#### [EXERCISE AIM]
Skip the pictures. Transcribe the rest of the data below without changing a word.

◇ ◇ ◇ ◇ ◇ ◇ ◇

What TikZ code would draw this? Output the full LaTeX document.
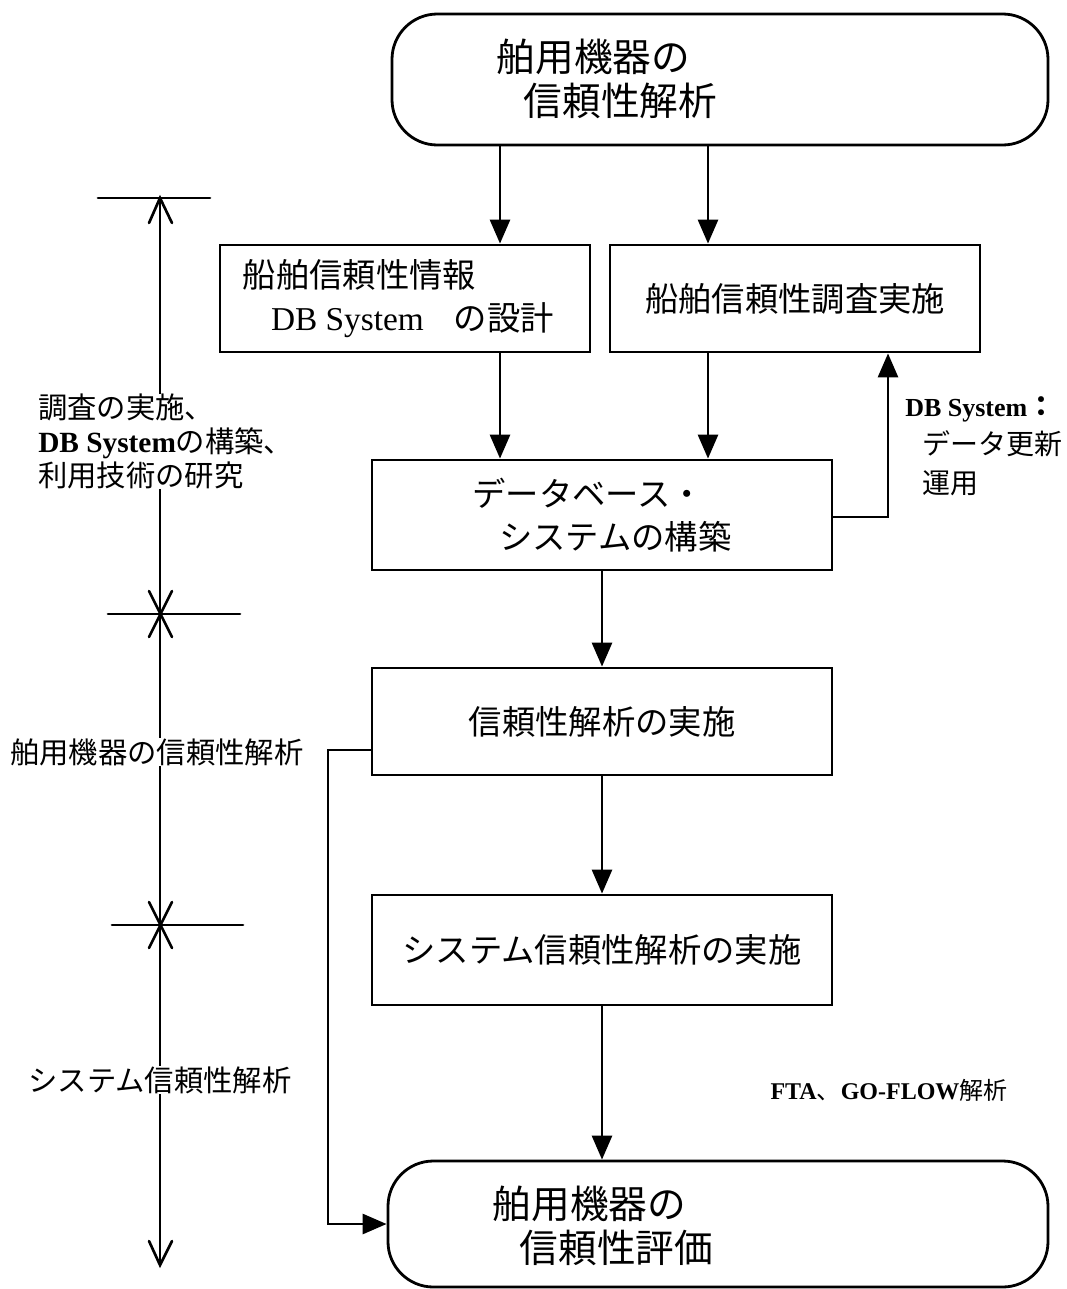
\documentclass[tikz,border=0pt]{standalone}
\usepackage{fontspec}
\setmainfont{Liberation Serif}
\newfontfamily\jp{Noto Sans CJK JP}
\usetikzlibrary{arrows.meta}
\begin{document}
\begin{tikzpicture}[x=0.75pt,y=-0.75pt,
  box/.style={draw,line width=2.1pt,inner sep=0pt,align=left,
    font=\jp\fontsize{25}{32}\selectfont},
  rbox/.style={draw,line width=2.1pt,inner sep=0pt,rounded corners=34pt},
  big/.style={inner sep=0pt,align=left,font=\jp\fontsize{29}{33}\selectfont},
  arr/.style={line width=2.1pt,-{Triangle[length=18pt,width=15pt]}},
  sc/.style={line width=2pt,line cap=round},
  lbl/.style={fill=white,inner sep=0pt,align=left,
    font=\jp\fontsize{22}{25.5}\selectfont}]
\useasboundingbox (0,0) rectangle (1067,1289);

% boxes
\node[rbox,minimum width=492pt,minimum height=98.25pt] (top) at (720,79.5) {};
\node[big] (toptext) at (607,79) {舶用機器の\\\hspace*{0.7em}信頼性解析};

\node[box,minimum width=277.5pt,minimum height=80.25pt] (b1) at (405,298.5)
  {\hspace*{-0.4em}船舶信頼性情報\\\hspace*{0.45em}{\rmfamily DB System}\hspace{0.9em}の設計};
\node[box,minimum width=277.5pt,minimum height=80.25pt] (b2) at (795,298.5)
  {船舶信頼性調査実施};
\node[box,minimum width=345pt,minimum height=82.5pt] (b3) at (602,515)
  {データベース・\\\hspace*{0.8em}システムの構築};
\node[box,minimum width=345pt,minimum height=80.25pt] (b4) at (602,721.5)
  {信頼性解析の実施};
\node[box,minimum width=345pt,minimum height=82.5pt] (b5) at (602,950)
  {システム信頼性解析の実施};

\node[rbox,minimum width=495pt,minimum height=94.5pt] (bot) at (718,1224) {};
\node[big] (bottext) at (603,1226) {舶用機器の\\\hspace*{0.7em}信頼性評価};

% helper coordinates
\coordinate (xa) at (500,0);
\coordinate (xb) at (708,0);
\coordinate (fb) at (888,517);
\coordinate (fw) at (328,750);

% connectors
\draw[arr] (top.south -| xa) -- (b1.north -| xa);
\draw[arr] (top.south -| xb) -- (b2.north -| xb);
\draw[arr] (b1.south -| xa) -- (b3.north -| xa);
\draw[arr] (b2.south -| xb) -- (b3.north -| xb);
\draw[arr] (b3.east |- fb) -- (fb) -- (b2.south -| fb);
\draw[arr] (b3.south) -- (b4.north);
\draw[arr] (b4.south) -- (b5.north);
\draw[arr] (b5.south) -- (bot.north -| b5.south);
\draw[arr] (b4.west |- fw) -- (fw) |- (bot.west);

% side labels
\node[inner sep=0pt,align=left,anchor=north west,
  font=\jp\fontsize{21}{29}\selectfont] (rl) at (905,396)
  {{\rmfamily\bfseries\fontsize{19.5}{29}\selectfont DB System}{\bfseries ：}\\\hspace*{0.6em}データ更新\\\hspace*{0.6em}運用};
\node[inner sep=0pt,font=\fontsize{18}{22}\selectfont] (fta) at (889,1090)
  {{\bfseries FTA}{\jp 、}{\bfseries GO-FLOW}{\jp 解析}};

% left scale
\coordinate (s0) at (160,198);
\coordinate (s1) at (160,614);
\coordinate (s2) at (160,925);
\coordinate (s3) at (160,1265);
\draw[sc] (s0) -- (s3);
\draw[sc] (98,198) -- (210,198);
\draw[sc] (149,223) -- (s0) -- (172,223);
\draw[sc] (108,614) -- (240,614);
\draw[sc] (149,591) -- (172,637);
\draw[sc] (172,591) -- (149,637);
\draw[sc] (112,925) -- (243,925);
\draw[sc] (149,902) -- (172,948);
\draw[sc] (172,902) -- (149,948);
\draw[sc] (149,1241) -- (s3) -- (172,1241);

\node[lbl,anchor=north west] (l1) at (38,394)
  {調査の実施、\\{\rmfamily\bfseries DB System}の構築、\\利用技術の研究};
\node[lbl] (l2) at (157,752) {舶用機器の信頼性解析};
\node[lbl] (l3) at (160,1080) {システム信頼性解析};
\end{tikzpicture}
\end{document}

◇ ◇ ◇ ◇ ◇ ◇ ◇

#### [WRITTEN RESPONSE]
What TikZ code would draw this? Output the full LaTeX document.
\documentclass[tikz,border=0pt]{standalone}
\usepackage{fontspec}
\setmainfont{Liberation Serif}
\newfontfamily\jp{Noto Sans CJK JP}
\usetikzlibrary{arrows.meta}
\begin{document}
\begin{tikzpicture}[x=0.75pt,y=-0.75pt,
  box/.style={draw,line width=2.1pt,inner sep=0pt,align=left,
    font=\jp\fontsize{25}{32}\selectfont},
  rbox/.style={draw,line width=2.1pt,inner sep=0pt,rounded corners=34pt},
  big/.style={inner sep=0pt,align=left,font=\jp\fontsize{29}{33}\selectfont},
  arr/.style={line width=2.1pt,-{Triangle[length=18pt,width=15pt]}},
  sc/.style={line width=2pt,line cap=round},
  lbl/.style={fill=white,inner sep=0pt,align=left,
    font=\jp\fontsize{22}{25.5}\selectfont}]
\useasboundingbox (0,0) rectangle (1067,1289);

% boxes
\node[rbox,minimum width=492pt,minimum height=98.25pt] (top) at (720,79.5) {};
\node[big] (toptext) at (607,79) {舶用機器の\\\hspace*{0.7em}信頼性解析};

\node[box,minimum width=277.5pt,minimum height=80.25pt] (b1) at (405,298.5)
  {\hspace*{-0.4em}船舶信頼性情報\\\hspace*{0.45em}{\rmfamily DB System}\hspace{0.9em}の設計};
\node[box,minimum width=277.5pt,minimum height=80.25pt] (b2) at (795,298.5)
  {船舶信頼性調査実施};
\node[box,minimum width=345pt,minimum height=82.5pt] (b3) at (602,515)
  {データベース・\\\hspace*{0.8em}システムの構築};
\node[box,minimum width=345pt,minimum height=80.25pt] (b4) at (602,721.5)
  {信頼性解析の実施};
\node[box,minimum width=345pt,minimum height=82.5pt] (b5) at (602,950)
  {システム信頼性解析の実施};

\node[rbox,minimum width=495pt,minimum height=94.5pt] (bot) at (718,1224) {};
\node[big] (bottext) at (603,1226) {舶用機器の\\\hspace*{0.7em}信頼性評価};

% helper coordinates
\coordinate (xa) at (500,0);
\coordinate (xb) at (708,0);
\coordinate (fb) at (888,517);
\coordinate (fw) at (328,750);

% connectors
\draw[arr] (top.south -| xa) -- (b1.north -| xa);
\draw[arr] (top.south -| xb) -- (b2.north -| xb);
\draw[arr] (b1.south -| xa) -- (b3.north -| xa);
\draw[arr] (b2.south -| xb) -- (b3.north -| xb);
\draw[arr] (b3.east |- fb) -- (fb) -- (b2.south -| fb);
\draw[arr] (b3.south) -- (b4.north);
\draw[arr] (b4.south) -- (b5.north);
\draw[arr] (b5.south) -- (bot.north -| b5.south);
\draw[arr] (b4.west |- fw) -- (fw) |- (bot.west);

% side labels
\node[inner sep=0pt,align=left,anchor=north west,
  font=\jp\fontsize{21}{29}\selectfont] (rl) at (905,396)
  {{\rmfamily\bfseries\fontsize{19.5}{29}\selectfont DB System}{\bfseries ：}\\\hspace*{0.6em}データ更新\\\hspace*{0.6em}運用};
\node[inner sep=0pt,font=\fontsize{18}{22}\selectfont] (fta) at (889,1090)
  {{\bfseries FTA}{\jp 、}{\bfseries GO-FLOW}{\jp 解析}};

% left scale
\coordinate (s0) at (160,198);
\coordinate (s1) at (160,614);
\coordinate (s2) at (160,925);
\coordinate (s3) at (160,1265);
\draw[sc] (s0) -- (s3);
\draw[sc] (98,198) -- (210,198);
\draw[sc] (149,223) -- (s0) -- (172,223);
\draw[sc] (108,614) -- (240,614);
\draw[sc] (149,591) -- (172,637);
\draw[sc] (172,591) -- (149,637);
\draw[sc] (112,925) -- (243,925);
\draw[sc] (149,902) -- (172,948);
\draw[sc] (172,902) -- (149,948);
\draw[sc] (149,1241) -- (s3) -- (172,1241);

\node[lbl,anchor=north west] (l1) at (38,394)
  {調査の実施、\\{\rmfamily\bfseries DB System}の構築、\\利用技術の研究};
\node[lbl] (l2) at (157,752) {舶用機器の信頼性解析};
\node[lbl] (l3) at (160,1080) {システム信頼性解析};
\end{tikzpicture}
\end{document}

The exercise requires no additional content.